======== Collected data ========
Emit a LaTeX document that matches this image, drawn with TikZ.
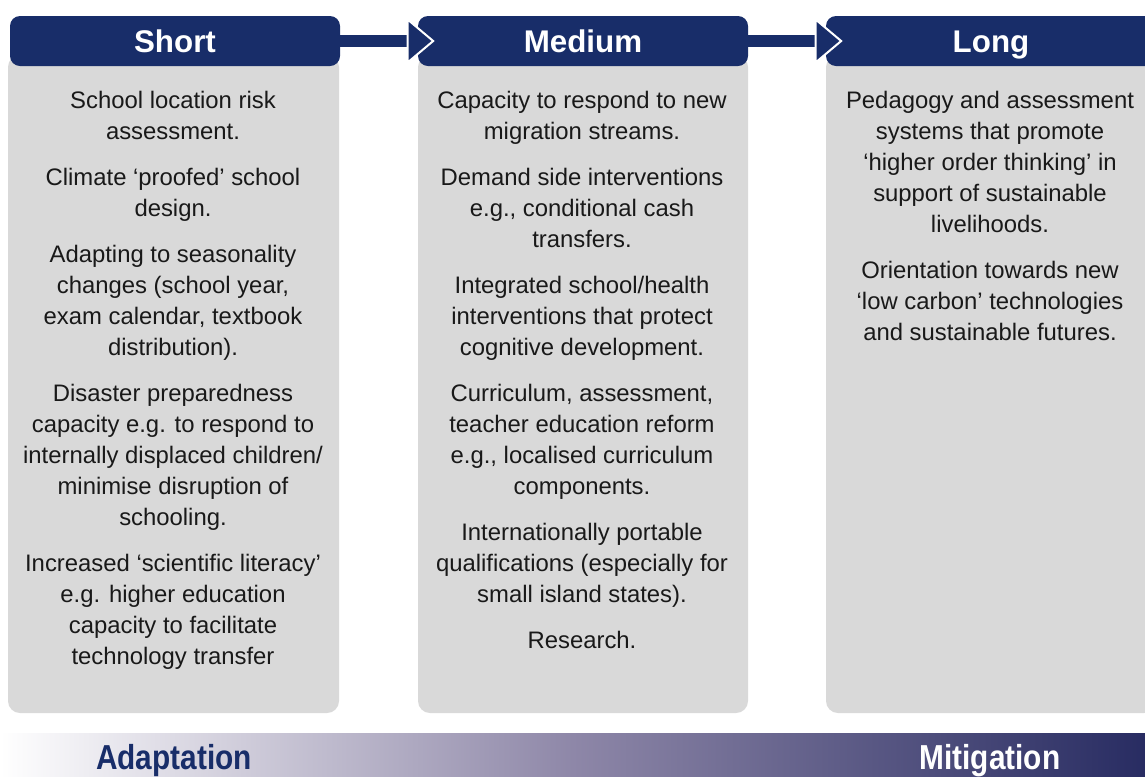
\documentclass[tikz,border=0pt]{standalone}
\usepackage{fontspec}
\setmainfont{Liberation Sans}
\usepackage{tikz}
\usetikzlibrary{arrows.meta}
\newdimen\pxu
\pxu=0.75pt
\definecolor{navy}{RGB}{24,45,105}
\definecolor{boxgray}{RGB}{217,217,217}
\definecolor{bartail}{RGB}{40,44,98}
\definecolor{barmid}{RGB}{142,135,168}
\definecolor{txtgray}{RGB}{25,25,25}
\tikzset{
  >=latex,
}
\tikzstyle{header}=[fill=navy,rounded corners=10\pxu,minimum width=330\pxu,minimum height=50\pxu,
  inner sep=0pt,text=white,text height=17pt,text depth=0pt,
  font=\fontsize{23.5}{28}\bfseries\selectfont]
\tikzstyle{colbox}=[fill=boxgray,rounded corners=12\pxu,minimum height=658\pxu,inner sep=0pt]
\tikzstyle{coltext}=[anchor=north,inner sep=0pt,align=center,text=txtgray,
  font=\fontsize{17.9}{23.25}\selectfont]
\tikzstyle{stepflow}=[navy,line width=12\pxu,shorten <=-2\pxu,shorten >=-17\pxu,
  -{Triangle[length=21pt,width=35pt,line width=1.5pt,color=white,fill=navy]}]
\tikzstyle{barlabel}=[anchor=base,inner sep=0pt,font=\fontsize{26}{30}\bfseries\selectfont]

\begin{document}
\begin{tikzpicture}[x=\pxu,y=-\pxu]
  \useasboundingbox (0,0) rectangle (1145,776);

  % columns
  \node[colbox,minimum width=331\pxu] (bshort) at (173.5,384) {};
  \node[colbox,minimum width=330\pxu] (bmedium) at (583,384) {};
  \node[colbox,minimum width=330\pxu] (blong) at (991,384) {};

  \node[header] (hshort) at (175,41) {Short};
  \node[header] (hmedium) at (583,41) {Medium};
  \node[header] (hlong) at (991,41) {Long};

  \draw[stepflow] (hshort.east) -- (hmedium.west);
  \draw[stepflow] (hmedium.east) -- (hlong.west);

  \node[coltext] (tshort) at (173,91) {School location risk\\assessment.\\[11.25pt]
    Climate ‘proofed’ school\\design.\\[11.25pt]
    Adapting to seasonality\\changes (school year,\\exam calendar, textbook\\distribution).\\[11.25pt]
    Disaster preparedness\\capacity e.g. to respond to\\internally displaced children/\\minimise disruption of\\schooling.\\[11.25pt]
    Increased ‘scientific literacy’\\e.g. higher education\\capacity to facilitate\\technology transfer};
  \node[coltext] (tmedium) at (582,91) {Capacity to respond to new\\migration streams.\\[11.25pt]
    Demand side interventions\\e.g., conditional cash\\transfers.\\[11.25pt]
    Integrated school/health\\interventions that protect\\cognitive development.\\[11.25pt]
    Curriculum, assessment,\\teacher education reform\\e.g., localised curriculum\\components.\\[11.25pt]
    Internationally portable\\qualifications (especially for\\small island states).\\[11.25pt]
    Research.};
  \node[coltext] (tlong) at (990,91) {Pedagogy and assessment\\systems that promote\\‘higher order thinking’ in\\support of sustainable\\livelihoods.\\[11.25pt]
    Orientation towards new\\‘low carbon’ technologies\\and sustainable futures.};

  % adaptation -> mitigation bar
  \fill[left color=white,right color=bartail,middle color=barmid] (0,733) rectangle (1145,776);
  \node[barlabel,text=navy] (adapt) at (174,769) {\scalebox{0.86}[1]{Adaptation}};
  \node[barlabel,text=white] (mitig) at (990,769) {\scalebox{0.86}[1]{Mitigation}};
\end{tikzpicture}
\end{document}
========
**Exercise task**
Repeat the listing above up to and including the line with "(0,0) rectangle (1145,776);", starting from its first line. Drop any pictures.

**Solution**
Emit a LaTeX document that matches this image, drawn with TikZ.
\documentclass[tikz,border=0pt]{standalone}
\usepackage{fontspec}
\setmainfont{Liberation Sans}
\usepackage{tikz}
\usetikzlibrary{arrows.meta}
\newdimen\pxu
\pxu=0.75pt
\definecolor{navy}{RGB}{24,45,105}
\definecolor{boxgray}{RGB}{217,217,217}
\definecolor{bartail}{RGB}{40,44,98}
\definecolor{barmid}{RGB}{142,135,168}
\definecolor{txtgray}{RGB}{25,25,25}
\tikzset{
  >=latex,
}
\tikzstyle{header}=[fill=navy,rounded corners=10\pxu,minimum width=330\pxu,minimum height=50\pxu,
  inner sep=0pt,text=white,text height=17pt,text depth=0pt,
  font=\fontsize{23.5}{28}\bfseries\selectfont]
\tikzstyle{colbox}=[fill=boxgray,rounded corners=12\pxu,minimum height=658\pxu,inner sep=0pt]
\tikzstyle{coltext}=[anchor=north,inner sep=0pt,align=center,text=txtgray,
  font=\fontsize{17.9}{23.25}\selectfont]
\tikzstyle{stepflow}=[navy,line width=12\pxu,shorten <=-2\pxu,shorten >=-17\pxu,
  -{Triangle[length=21pt,width=35pt,line width=1.5pt,color=white,fill=navy]}]
\tikzstyle{barlabel}=[anchor=base,inner sep=0pt,font=\fontsize{26}{30}\bfseries\selectfont]

\begin{document}
\begin{tikzpicture}[x=\pxu,y=-\pxu]
  \useasboundingbox (0,0) rectangle (1145,776);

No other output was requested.